The idea of leveraging the community network began to be discussed in some parts of the country in the context of re-imagining economic infrastructure. Tired of electricity board failures, Kurien offered to run a distribution company on a community basis. This model has, in fact, worked in places like Kanpur, even Kerala. The French scholar Joel Ruet researched the initiative for his PhD — I was incidentally his examiner. Ruet’s teacher is the legendary Pierre-Noel Giraud, who has written of the world being divided into “settlers” and “globalists”. Giraud believes that the outcomes of the 21st century will depend on how these two groups adjust to each other.

Social Cooperatives

The concept of social cooperatives builds on the idea of communities creating infrastructure by using local material and family labour. These can be the village tank, paving the village road — with or without MGNREGA — finishing the last-mile construction of a canal network or even keeping watch on the contractor. The pandemic seems to have increased the significance of community effort. Reducing vaccine hesitancy, providing food to those waiting outside hospitals and, most importantly, looking after orphaned children are imperatives crying out for the cooperative model.

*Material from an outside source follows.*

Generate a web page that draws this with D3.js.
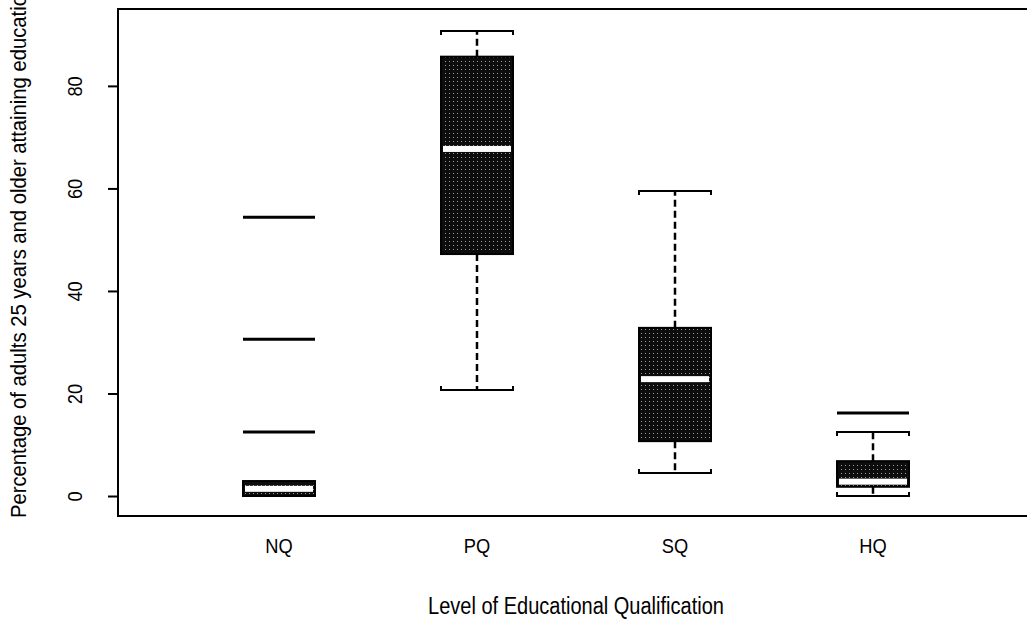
<!DOCTYPE html>
<html>
<head>
<meta charset="utf-8">
<script src="https://cdn.jsdelivr.net/npm/d3@7"></script>
<style>
  body { margin: 0; background: #fff; }
  svg { display: block; }
  text { font-family: "Liberation Sans Narrow", "Arial Narrow", "Liberation Sans", Arial, sans-serif; fill: #000; }
</style>
</head>
<body>
<div id="chart"></div>
<script>
// box statistics (percent)
const categories = ["NQ", "PQ", "SQ", "HQ"];
const lowWhisker = [0, 20.7, 4.5, 0];
const q1 = [0, 47.2, 10.7, 1.8];
const median = [1.4, 67.7, 22.8, 2.8];
const q3 = [2.9, 85.7, 32.8, 6.8];
const highWhisker = [2.9, 90.7, 59.5, 12.5];
const outliers = [[12.5, 30.6, 54.4], [], [], [16.2]];
const yTicks = [0, 20, 40, 60, 80];

const xTitle = "Level of Educational Qualification";
const yTitle = "Percentage of adults 25 years and older attaining education";

const config = {
  width: 1027,
  height: 621,
  frame: { left: 118, top: 9, right: 1045, bottom: 516 },
  boxWidth: 72,
  narrow: 0.87,   // squeeze text, the scan uses a condensed face
  container: d3.select("#chart").append("svg")
};

config.container
  .attr("width", config.width)
  .attr("height", config.height);

const svg = config.container;

const x = d3.scalePoint()
  .domain(categories)
  .range([279, 873]);

const y = d3.scaleLinear()
  .domain([-3.9, 95])
  .range([config.frame.bottom, config.frame.top]);

// dark stippled fill like the scanned boxes
const pat = svg.append("defs").append("pattern")
  .attr("id", "stipple")
  .attr("patternUnits", "userSpaceOnUse")
  .attr("width", 4)
  .attr("height", 4);
pat.append("rect").attr("width", 4).attr("height", 4).attr("fill", "#0d0d0d");
pat.append("rect").attr("x", 1).attr("y", 1).attr("width", 1).attr("height", 1).attr("fill", "#9a9a9a");

const boxes = categories.map((c, i) => ({
  cat: c,
  lo: lowWhisker[i],
  q1: q1[i],
  med: median[i],
  q3: q3[i],
  hi: highWhisker[i],
  out: outliers[i]
}));

const half = config.boxWidth / 2;
const g = svg.append("g");

// whiskers
g.selectAll(".whiskerUp")
  .data(boxes.filter(d => d.hi > d.q3))
  .enter()
  .append("line")
  .attr("x1", d => x(d.cat)).attr("x2", d => x(d.cat))
  .attr("y1", d => y(d.q3)).attr("y2", d => y(d.hi))
  .attr("stroke", "#000").attr("stroke-width", 2.5)
  .attr("stroke-dasharray", "7,4");

g.selectAll(".whiskerDown")
  .data(boxes.filter(d => d.lo < d.q1))
  .enter()
  .append("line")
  .attr("x1", d => x(d.cat)).attr("x2", d => x(d.cat))
  .attr("y1", d => y(d.q1)).attr("y2", d => y(d.lo))
  .attr("stroke", "#000").attr("stroke-width", 2.5)
  .attr("stroke-dasharray", "7,4");

// caps, drawn as small brackets
function capPath(d, v, dir) {
  const cx = x(d.cat), cy = y(v);
  return `M${cx - half},${cy + dir * 4}V${cy}H${cx + half}V${cy + dir * 4}`;
}
g.selectAll(".capUp")
  .data(boxes)
  .enter()
  .append("path")
  .attr("d", d => capPath(d, d.hi, 1))
  .attr("fill", "none").attr("stroke", "#000").attr("stroke-width", 2);
g.selectAll(".capDown")
  .data(boxes)
  .enter()
  .append("path")
  .attr("d", d => capPath(d, d.lo, -1))
  .attr("fill", "none").attr("stroke", "#000").attr("stroke-width", 2);

// boxes
g.selectAll(".box")
  .data(boxes)
  .enter()
  .append("rect")
  .attr("x", d => x(d.cat) - half)
  .attr("y", d => y(d.q3))
  .attr("width", config.boxWidth)
  .attr("height", d => y(d.q1) - y(d.q3))
  .attr("fill", "url(#stipple)")
  .attr("stroke", "#000")
  .attr("stroke-width", 2);

// medians as white bands
g.selectAll(".median")
  .data(boxes)
  .enter()
  .append("rect")
  .attr("x", d => x(d.cat) - half + 2)
  .attr("y", d => y(d.med) - 3)
  .attr("width", config.boxWidth - 4)
  .attr("height", 6)
  .attr("fill", "#fff");

// outliers drawn as horizontal dashes
const outData = [];
boxes.forEach(d => d.out.forEach(v => outData.push({ cat: d.cat, v: v })));
g.selectAll(".outlier")
  .data(outData)
  .enter()
  .append("line")
  .attr("x1", d => x(d.cat) - half).attr("x2", d => x(d.cat) + half)
  .attr("y1", d => y(d.v)).attr("y2", d => y(d.v))
  .attr("stroke", "#000").attr("stroke-width", 3);

// frame
svg.append("rect")
  .attr("x", config.frame.left)
  .attr("y", config.frame.top)
  .attr("width", config.frame.right - config.frame.left)
  .attr("height", config.frame.bottom - config.frame.top)
  .attr("fill", "none")
  .attr("stroke", "#000")
  .attr("stroke-width", 2);

// y axis with rotated labels
const yAxis = svg.append("g")
  .attr("transform", `translate(${config.frame.left},0)`)
  .call(d3.axisLeft(y).tickValues(yTicks).tickSize(10).tickFormat(d3.format("d")));
yAxis.select(".domain").remove();
yAxis.selectAll(".tick line").attr("stroke", "#000").attr("stroke-width", 2);
yAxis.selectAll(".tick text")
  .attr("x", 0).attr("y", 0).attr("dy", null)
  .attr("transform", `translate(-36,0) rotate(-90) scale(${config.narrow},1)`)
  .attr("text-anchor", "middle")
  .style("font-size", "21px")
  .style("font-family", null);

// x labels
svg.append("g")
  .selectAll("text")
  .data(categories)
  .enter()
  .append("text")
  .attr("transform", d => `translate(${x(d)},553) scale(${config.narrow},1)`)
  .attr("text-anchor", "middle")
  .style("font-size", "21px")
  .text(d => d);

svg.append("text")
  .attr("transform", `translate(${(x(categories[0]) + x(categories[3])) / 2},614) scale(${config.narrow},1)`)
  .attr("text-anchor", "middle")
  .style("font-size", "23px")
  .text(xTitle);

svg.append("text")
  .attr("transform", "translate(26,518) rotate(-90) scale(0.92,1)")
  .attr("text-anchor", "start")
  .style("font-size", "22px")
  .text(yTitle);
</script>
</body>
</html>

It would be naive to think that the pandemic will go away soon. In the midst of this pralaya, we will have to learn to use our limited resources carefully. It’s time to step back. Keeping in mind social needs while using resources is a large part of the solution to our current predicament. The virus is making us see the truth in the Mahatma’s famous statement, “There is enough for everyone’s need but not for everybody’s greed”. The pandemic will not follow the laws of corporate finance. Cooperation has a lot to speak for itself. One hopes that the new ministry takes this message.

The new work-from-home model will create several problems as well as offer opportunities. The new ministry is a recognition of the needs of our times. But it should not be just about pumping in money. This is the time to design models that help those who help themselves. We will wait expectantly to see how the new ministry works.